10/14/07 – Somewhere west of Gila Bend, Arizona
I’ve been places in the past that I would call the middle of nowhere. Driving from Pittsburgh to Philadelphia takes one through some sparsely populated areas. But if that’s the middle of nowhere, this might as well be the moon. There’s nothing here but dirt and sun. We blew out a tire somewhere on I-8, and now we’re waiting for the repair service, which we can only hope will arrive before we get fried.
We played at Dry River in Tucson last night. It’s one of those all-volunteer collective space type deals. I’ve always admired the principle of such places, but I feel like in practice they can be hit or miss. I liked Dry River a lot, though. A bunch of cool people turned up and we had a good time. There was waltzing during Hideaway and even a perfectly timed cartwheel by one fellow in the audience during The Spy. Carrie, the girl who organized the night, was great. The only bummer was the hipsters.

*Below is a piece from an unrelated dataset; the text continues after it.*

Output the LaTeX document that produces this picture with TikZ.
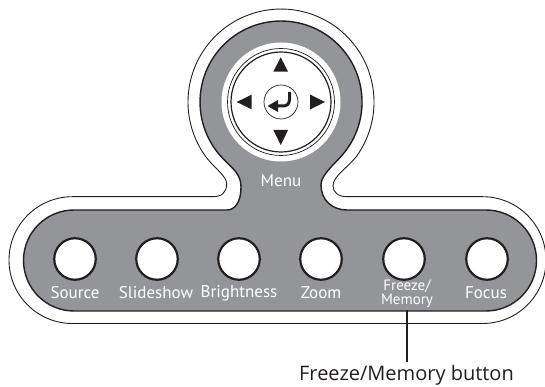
\documentclass[tikz,border=0pt]{standalone}
\usepackage{fontspec}
\setmainfont{Open Sans}
\newfontfamily\labfont{PT Sans}
\definecolor{panel}{HTML}{939598}
\definecolor{ink}{HTML}{231F20}
\tikzset{
  btn/.style={circle,draw=ink,line width=2.2pt,fill=white,minimum size=41.5pt,inner sep=0pt},
  lab/.style={text=white,inner sep=0pt,font=\labfont\fontsize{17}{17}\selectfont},
  tri/.style={fill=ink,draw=none},
}
\begin{document}
\begin{tikzpicture}[x=1pt,y=1pt]
\useasboundingbox (0,0) rectangle (545,387);
\begin{scope}
\clip (0,0) rectangle (545,387);
% outer outline
\draw[ink,line width=0.9pt,fill=white]
  (203,234.3) .. controls (212,220) and (226.7,212) .. (226.7,203)
  .. controls (226.7,195) and (222,190.3) .. (213,190.3)
  -- (72.4,190.3) arc[start angle=90,end angle=270,radius=63.4]
  -- (482.6,63.5) arc[start angle=-90,end angle=90,radius=63.4]
  -- (347,190.3) .. controls (338,190.3) and (333,195) .. (333,201)
  .. controls (333,212) and (350,220) .. (359,234.3)
  arc[start angle=-33,end angle=213,radius=93] -- cycle;
% grey panel
\draw[ink,line width=1.4pt,fill=panel]
  (222.7,228.7) .. controls (233,218) and (241,213) .. (241,200)
  .. controls (241,185) and (235,177) .. (227,177)
  -- (74,177) arc[start angle=90,end angle=270,radius=50.5]
  -- (486,76) arc[start angle=-90,end angle=90,radius=50.5]
  -- (347,177) .. controls (332,177) and (321,187) .. (321,202)
  .. controls (321,210) and (329,218) .. (339.3,228.7)
  arc[start angle=-44,end angle=224,radius=81] -- cycle;
\end{scope}
% direction pad
\node[circle,fill=white,draw=none,minimum size=119pt,inner sep=0pt] (padbase) at (281,285) {};
\node[circle,draw=ink,line width=0.7pt,minimum size=107pt,inner sep=0pt] (padring) at (281,285) {};
\node[circle,draw=ink,line width=1.2pt,minimum size=100pt,inner sep=0pt] (padinner) at (281,285) {};
\node[circle,draw=ink,line width=0.7pt,fill=white,minimum size=34pt,inner sep=0pt] (enter) at (281,285) {};
\fill[tri] (280.7,329.7) -- (273.3,315.3) -- (288.1,315.3) -- cycle;
\fill[tri] (280.7,242) -- (273.3,257) -- (288.1,257) -- cycle;
\fill[tri] (236.7,285) -- (251.7,292.4) -- (251.7,277.6) -- cycle;
\fill[tri] (325,285) -- (310,292.4) -- (310,277.6) -- cycle;
% enter glyph
\draw[ink,line width=3pt] (289.5,295) -- (289.5,288) .. controls (289.5,283) and (287,281) .. (283,281) -- (276,281);
\fill[ink] (267.5,281) -- (278,287) -- (278,275) -- cycle;
% buttons
\node[btn] (b1) at (75,128) {};
\node[btn] (b2) at (157,128) {};
\node[btn] (b3) at (239,128) {};
\node[btn] (b4) at (321,128) {};
\node[btn] (b5) at (404,128) {};
\node[btn] (b6) at (487,128) {};
% labels
\node[lab] (menu) at (281,206) {Menu};
\node[lab] (l1) at (75,94) {Source};
\node[lab] (l2) at (156,94) {Slideshow};
\node[lab] (l3) at (239,94) {Brightness};
\node[lab] (l4) at (321,94) {Zoom};
\node[text=white,inner sep=0pt,align=center,font=\labfont\fontsize{15}{14}\selectfont] (l5) at (407,93) {Freeze/\\Memory};
\node[lab] (l6) at (486,94) {Focus};
% callout
\node[inner sep=0pt,font=\fontsize{20}{20}\selectfont,text=ink] (cap) at (406.5,12) {Freeze/Memory button};
\coordinate (tap) at (cap.center |- 0,77);
\draw[ink,line width=2pt] (tap) -- (406.5,24.5);
\end{tikzpicture}
\end{document}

I’m not typically one to complain about hipsters. It usually strikes me as vague and cliched and curmudgeonly to gripe about such things. But what I realized last night is that being a hipster is not about what clothes you wear or how you style your hair or what music you listen to. In fact, a hipster is someone who goes to a show at a tiny music venue not because they want to listen to music, but because they think it will make them look cool. Not to experience something new or to connect with people, but as part of some kind of fashion statement. They stand around outside and smoke cigarettes and pose until the one band they already know plays and then they leave. If you or your friends do this, you are a hipster, and you are lame. Being stoic and jaded is not cool. It is the opposite of cool. And that’s all I have to say about that.
10/15/07 – Esteban’s house, San Diego
It took us 9 hours to get to San Marcos last night. Esteban and Hippie Jon came out, which was great. There were supposed to be five bands on the bill, but somehow it turned into just us and one local. Maybe the promoter could’ve told us what happened, but he never showed up. Despite that, everything seemed like it was going to go really well when we finally arrived. But you can’t judge a book by its cover, and you can’t judge a show by the way a room looks when the local band is playing, because everyone came out only to see them and will leave as soon as they’re done. What is wrong with you people? But I digress. At least the sound was really good onstage.
Anyway, today is our day off, so we’re hanging out with Esteban and getting ready to play LA with the talented Devon Williams.